──────── SUPPLIED RECORDS ────────
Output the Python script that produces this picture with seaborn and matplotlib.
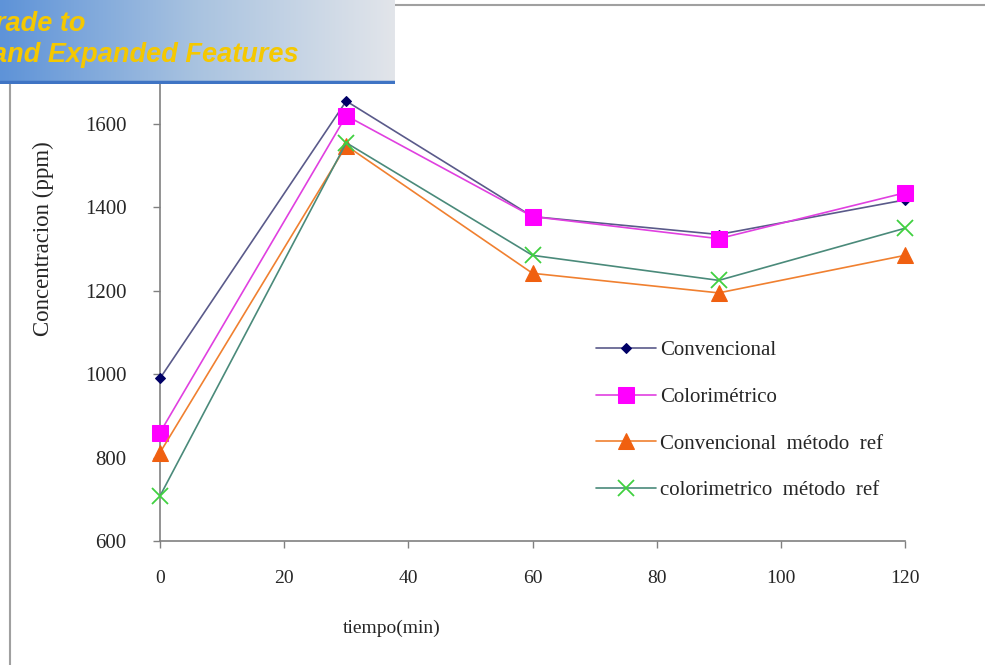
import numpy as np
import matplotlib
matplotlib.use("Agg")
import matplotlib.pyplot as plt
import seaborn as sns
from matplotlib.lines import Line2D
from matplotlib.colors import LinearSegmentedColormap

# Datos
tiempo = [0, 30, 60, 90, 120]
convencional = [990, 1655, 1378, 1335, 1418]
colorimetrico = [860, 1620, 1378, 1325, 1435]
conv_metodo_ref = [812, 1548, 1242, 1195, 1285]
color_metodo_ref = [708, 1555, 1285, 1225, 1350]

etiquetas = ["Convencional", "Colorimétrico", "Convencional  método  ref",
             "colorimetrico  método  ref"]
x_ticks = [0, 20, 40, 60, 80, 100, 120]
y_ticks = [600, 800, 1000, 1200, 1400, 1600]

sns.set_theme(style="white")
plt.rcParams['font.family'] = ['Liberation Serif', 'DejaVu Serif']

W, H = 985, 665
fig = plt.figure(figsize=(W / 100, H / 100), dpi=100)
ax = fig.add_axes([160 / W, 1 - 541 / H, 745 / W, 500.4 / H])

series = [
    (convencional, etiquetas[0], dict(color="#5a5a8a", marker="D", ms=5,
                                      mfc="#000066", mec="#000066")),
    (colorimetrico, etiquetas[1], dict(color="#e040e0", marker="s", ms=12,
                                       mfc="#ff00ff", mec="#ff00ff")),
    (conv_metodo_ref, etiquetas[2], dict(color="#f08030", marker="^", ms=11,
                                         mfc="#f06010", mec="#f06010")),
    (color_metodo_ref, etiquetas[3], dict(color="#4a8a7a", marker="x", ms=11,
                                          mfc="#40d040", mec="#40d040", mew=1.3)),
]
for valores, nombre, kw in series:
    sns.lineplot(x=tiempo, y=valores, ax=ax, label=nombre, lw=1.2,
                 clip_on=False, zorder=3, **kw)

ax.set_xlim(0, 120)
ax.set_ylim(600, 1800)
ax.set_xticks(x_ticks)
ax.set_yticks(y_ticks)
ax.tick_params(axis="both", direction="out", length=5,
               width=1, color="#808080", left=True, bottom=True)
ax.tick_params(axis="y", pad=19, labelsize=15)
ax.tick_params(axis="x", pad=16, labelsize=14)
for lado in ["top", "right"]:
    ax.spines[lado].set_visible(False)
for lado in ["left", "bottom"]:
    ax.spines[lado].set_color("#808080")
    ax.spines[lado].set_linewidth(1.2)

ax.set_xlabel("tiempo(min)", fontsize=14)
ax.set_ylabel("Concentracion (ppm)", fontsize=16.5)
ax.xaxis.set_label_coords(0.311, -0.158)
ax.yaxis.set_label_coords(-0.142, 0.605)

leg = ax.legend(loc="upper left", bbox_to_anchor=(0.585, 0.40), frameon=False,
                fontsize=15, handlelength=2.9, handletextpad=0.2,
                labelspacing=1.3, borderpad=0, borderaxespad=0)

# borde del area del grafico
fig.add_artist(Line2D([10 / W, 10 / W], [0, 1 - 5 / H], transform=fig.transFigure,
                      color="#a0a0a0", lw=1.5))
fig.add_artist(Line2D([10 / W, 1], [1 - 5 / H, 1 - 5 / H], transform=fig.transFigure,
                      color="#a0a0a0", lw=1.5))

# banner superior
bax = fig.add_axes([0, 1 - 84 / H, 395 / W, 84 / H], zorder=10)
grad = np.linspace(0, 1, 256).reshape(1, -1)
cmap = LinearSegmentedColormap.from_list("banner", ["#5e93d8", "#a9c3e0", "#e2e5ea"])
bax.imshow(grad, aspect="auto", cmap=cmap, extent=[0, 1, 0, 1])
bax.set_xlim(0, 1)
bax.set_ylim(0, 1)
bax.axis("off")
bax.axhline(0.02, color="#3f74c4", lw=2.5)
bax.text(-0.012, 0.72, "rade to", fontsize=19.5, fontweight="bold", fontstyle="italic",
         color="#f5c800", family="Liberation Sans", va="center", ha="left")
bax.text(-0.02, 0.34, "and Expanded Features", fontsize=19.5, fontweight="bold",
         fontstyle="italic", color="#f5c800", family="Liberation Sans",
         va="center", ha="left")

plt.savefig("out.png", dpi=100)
────────
──────── SUPPLIED RECORDS ────────
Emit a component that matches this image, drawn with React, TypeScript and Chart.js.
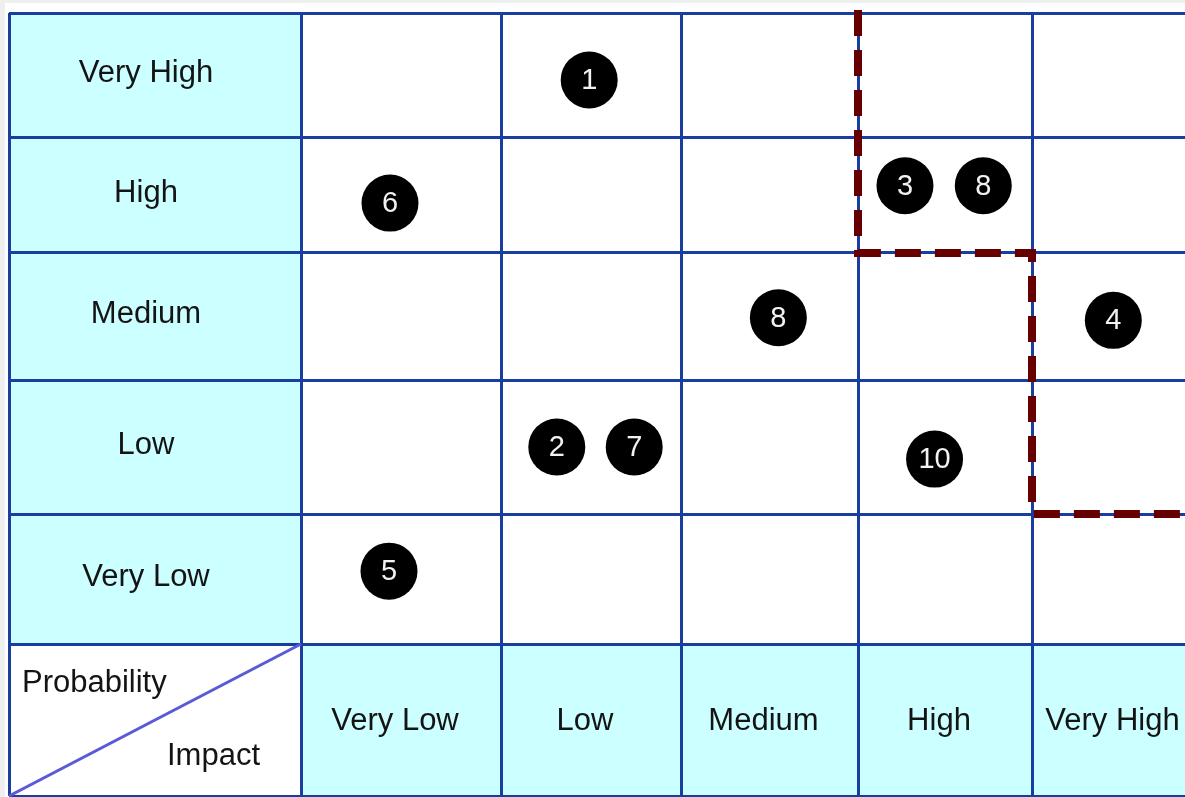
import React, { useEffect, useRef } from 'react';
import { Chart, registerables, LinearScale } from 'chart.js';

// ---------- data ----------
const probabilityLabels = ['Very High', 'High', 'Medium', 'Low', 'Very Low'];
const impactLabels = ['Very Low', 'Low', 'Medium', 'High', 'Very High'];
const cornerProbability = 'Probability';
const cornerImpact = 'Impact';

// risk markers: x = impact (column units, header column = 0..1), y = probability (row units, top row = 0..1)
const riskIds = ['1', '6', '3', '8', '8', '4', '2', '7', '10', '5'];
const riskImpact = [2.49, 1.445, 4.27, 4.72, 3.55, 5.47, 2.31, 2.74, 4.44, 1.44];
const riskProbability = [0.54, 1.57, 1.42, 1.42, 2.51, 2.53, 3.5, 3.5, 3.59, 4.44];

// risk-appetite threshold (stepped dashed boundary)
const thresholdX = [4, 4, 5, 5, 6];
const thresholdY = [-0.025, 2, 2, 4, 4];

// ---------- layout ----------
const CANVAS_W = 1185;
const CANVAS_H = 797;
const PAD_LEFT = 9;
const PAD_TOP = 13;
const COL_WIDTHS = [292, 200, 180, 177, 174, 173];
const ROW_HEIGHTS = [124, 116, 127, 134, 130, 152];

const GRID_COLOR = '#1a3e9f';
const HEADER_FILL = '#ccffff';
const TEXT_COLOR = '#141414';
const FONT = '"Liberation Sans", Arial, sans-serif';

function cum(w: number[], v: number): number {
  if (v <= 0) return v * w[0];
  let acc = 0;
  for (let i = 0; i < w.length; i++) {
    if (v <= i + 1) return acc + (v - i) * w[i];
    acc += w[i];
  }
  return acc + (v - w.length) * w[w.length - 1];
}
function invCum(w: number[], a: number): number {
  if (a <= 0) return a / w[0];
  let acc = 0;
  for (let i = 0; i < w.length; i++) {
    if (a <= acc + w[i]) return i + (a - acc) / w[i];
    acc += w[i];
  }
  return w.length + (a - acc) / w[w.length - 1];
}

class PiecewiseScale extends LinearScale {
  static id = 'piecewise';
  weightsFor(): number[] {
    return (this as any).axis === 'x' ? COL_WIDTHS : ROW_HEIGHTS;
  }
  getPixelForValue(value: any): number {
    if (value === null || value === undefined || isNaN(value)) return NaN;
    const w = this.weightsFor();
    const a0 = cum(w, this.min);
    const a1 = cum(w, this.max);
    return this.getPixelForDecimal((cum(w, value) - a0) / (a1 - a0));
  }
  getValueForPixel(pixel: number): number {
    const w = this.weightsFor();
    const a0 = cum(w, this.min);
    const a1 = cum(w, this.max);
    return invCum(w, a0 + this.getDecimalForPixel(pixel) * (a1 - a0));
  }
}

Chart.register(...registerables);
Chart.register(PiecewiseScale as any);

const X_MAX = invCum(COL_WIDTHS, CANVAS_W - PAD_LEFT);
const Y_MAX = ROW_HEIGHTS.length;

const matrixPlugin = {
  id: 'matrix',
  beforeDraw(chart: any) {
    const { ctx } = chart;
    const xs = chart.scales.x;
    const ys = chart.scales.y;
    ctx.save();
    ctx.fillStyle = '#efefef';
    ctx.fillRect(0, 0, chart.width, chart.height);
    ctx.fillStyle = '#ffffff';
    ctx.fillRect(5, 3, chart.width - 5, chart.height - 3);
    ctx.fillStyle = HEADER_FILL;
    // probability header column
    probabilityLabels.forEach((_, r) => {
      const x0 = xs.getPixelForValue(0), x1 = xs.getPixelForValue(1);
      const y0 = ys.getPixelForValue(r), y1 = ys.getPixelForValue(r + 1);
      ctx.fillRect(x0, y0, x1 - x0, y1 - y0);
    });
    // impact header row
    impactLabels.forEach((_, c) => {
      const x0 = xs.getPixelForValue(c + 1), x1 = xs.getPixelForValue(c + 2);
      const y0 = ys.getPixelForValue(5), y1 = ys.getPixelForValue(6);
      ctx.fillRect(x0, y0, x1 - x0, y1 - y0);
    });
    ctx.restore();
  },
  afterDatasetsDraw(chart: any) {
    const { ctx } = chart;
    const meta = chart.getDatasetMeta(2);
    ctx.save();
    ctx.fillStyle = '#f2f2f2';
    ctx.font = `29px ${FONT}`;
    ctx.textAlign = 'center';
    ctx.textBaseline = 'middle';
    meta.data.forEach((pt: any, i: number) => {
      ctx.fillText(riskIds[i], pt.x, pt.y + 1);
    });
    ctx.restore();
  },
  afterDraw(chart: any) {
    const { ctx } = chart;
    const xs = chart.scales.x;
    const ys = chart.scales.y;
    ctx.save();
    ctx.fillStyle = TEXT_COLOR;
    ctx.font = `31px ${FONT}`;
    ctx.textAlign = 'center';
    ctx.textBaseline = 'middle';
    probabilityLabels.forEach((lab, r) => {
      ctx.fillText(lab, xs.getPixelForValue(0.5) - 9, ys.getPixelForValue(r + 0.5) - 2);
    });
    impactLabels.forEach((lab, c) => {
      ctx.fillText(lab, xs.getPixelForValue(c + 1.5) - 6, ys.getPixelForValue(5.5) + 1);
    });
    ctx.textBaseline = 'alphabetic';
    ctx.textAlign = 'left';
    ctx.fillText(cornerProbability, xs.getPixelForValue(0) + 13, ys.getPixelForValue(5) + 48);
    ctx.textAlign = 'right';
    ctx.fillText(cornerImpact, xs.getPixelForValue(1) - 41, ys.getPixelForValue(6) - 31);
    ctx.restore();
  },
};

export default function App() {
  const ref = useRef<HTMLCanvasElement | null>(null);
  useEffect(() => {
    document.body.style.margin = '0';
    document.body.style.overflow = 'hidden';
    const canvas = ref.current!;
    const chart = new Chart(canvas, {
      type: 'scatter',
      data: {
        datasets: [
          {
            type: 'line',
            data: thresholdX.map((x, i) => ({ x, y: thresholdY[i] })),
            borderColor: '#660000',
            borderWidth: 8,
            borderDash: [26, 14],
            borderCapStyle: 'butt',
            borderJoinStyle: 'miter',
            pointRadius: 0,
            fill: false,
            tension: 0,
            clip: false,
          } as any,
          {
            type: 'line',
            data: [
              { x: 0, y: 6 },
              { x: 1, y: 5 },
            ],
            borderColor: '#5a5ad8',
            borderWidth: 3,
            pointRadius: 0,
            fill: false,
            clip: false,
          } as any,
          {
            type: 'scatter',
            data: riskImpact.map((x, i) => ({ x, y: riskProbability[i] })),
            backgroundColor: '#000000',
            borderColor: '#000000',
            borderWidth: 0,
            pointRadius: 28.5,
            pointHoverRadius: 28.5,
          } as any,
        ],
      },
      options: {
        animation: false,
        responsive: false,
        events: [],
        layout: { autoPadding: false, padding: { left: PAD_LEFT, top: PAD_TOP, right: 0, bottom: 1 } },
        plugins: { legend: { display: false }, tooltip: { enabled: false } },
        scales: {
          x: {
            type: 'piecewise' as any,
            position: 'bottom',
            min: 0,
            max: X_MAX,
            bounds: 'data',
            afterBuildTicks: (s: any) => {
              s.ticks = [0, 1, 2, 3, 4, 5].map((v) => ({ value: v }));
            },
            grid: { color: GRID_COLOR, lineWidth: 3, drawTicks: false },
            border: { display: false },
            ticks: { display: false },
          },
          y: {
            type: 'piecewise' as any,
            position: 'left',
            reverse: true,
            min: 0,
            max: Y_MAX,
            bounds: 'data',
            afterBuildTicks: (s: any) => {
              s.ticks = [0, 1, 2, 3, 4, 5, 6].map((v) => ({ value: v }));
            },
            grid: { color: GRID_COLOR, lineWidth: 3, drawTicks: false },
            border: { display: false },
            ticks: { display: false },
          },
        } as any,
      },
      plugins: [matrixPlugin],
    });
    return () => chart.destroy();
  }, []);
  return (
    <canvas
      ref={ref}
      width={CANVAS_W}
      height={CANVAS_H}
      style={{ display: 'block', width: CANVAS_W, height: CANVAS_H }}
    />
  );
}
────────
──────── SUPPLIED RECORDS ────────
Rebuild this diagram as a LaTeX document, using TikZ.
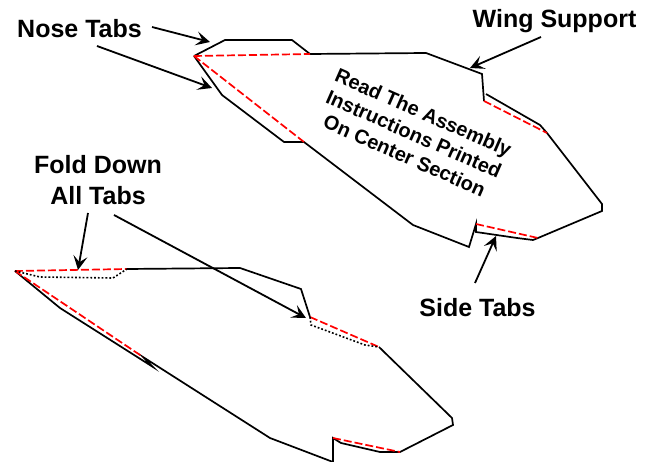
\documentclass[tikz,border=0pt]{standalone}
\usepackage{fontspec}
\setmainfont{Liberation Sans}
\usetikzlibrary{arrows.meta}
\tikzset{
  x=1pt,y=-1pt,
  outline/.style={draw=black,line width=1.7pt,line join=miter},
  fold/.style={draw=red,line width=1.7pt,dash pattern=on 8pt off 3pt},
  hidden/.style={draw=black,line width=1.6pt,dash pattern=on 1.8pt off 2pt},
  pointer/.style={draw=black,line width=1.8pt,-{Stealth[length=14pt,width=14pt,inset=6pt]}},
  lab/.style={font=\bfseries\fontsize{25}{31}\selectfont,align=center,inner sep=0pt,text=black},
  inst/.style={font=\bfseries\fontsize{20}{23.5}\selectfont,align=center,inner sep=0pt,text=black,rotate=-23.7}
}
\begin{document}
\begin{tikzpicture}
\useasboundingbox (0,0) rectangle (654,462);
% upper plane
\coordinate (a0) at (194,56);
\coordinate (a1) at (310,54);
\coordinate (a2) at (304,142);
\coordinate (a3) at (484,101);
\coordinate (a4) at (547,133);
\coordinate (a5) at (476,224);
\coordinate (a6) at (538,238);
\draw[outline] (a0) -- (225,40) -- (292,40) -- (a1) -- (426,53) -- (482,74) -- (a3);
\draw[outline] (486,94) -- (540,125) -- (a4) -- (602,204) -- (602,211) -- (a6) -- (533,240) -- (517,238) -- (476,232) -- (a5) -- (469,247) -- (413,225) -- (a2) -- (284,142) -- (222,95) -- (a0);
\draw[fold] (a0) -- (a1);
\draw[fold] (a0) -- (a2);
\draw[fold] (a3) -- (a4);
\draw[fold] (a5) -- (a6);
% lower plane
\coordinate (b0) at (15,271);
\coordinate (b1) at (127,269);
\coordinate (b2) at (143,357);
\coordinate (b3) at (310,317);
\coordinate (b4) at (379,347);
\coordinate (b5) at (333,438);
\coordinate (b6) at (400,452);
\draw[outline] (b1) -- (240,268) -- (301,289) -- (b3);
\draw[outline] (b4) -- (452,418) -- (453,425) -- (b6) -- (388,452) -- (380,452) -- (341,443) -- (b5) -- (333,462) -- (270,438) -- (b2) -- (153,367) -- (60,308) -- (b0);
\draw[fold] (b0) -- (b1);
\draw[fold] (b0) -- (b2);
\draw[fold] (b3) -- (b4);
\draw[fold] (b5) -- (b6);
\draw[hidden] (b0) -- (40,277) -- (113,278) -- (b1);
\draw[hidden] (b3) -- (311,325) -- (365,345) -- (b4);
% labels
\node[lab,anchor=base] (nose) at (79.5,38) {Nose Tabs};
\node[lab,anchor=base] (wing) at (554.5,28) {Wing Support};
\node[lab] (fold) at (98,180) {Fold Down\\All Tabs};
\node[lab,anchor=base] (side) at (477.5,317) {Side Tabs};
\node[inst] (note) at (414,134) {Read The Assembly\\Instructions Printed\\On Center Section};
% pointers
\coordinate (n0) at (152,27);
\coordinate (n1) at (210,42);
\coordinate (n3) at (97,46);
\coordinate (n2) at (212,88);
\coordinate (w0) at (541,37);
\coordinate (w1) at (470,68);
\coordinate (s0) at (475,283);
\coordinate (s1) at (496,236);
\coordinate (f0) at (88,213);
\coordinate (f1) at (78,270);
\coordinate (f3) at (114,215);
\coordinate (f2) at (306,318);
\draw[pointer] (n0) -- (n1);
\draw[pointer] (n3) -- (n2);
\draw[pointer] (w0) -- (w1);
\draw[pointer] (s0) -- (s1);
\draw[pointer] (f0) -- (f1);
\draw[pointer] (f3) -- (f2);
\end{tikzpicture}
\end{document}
────────
Each line holding "that" must be found and copied.

WRITTEN ANSWER:
Output the Python script that produces this picture with seaborn and matplotlib.
Emit a component that matches this image, drawn with React, TypeScript and Chart.js.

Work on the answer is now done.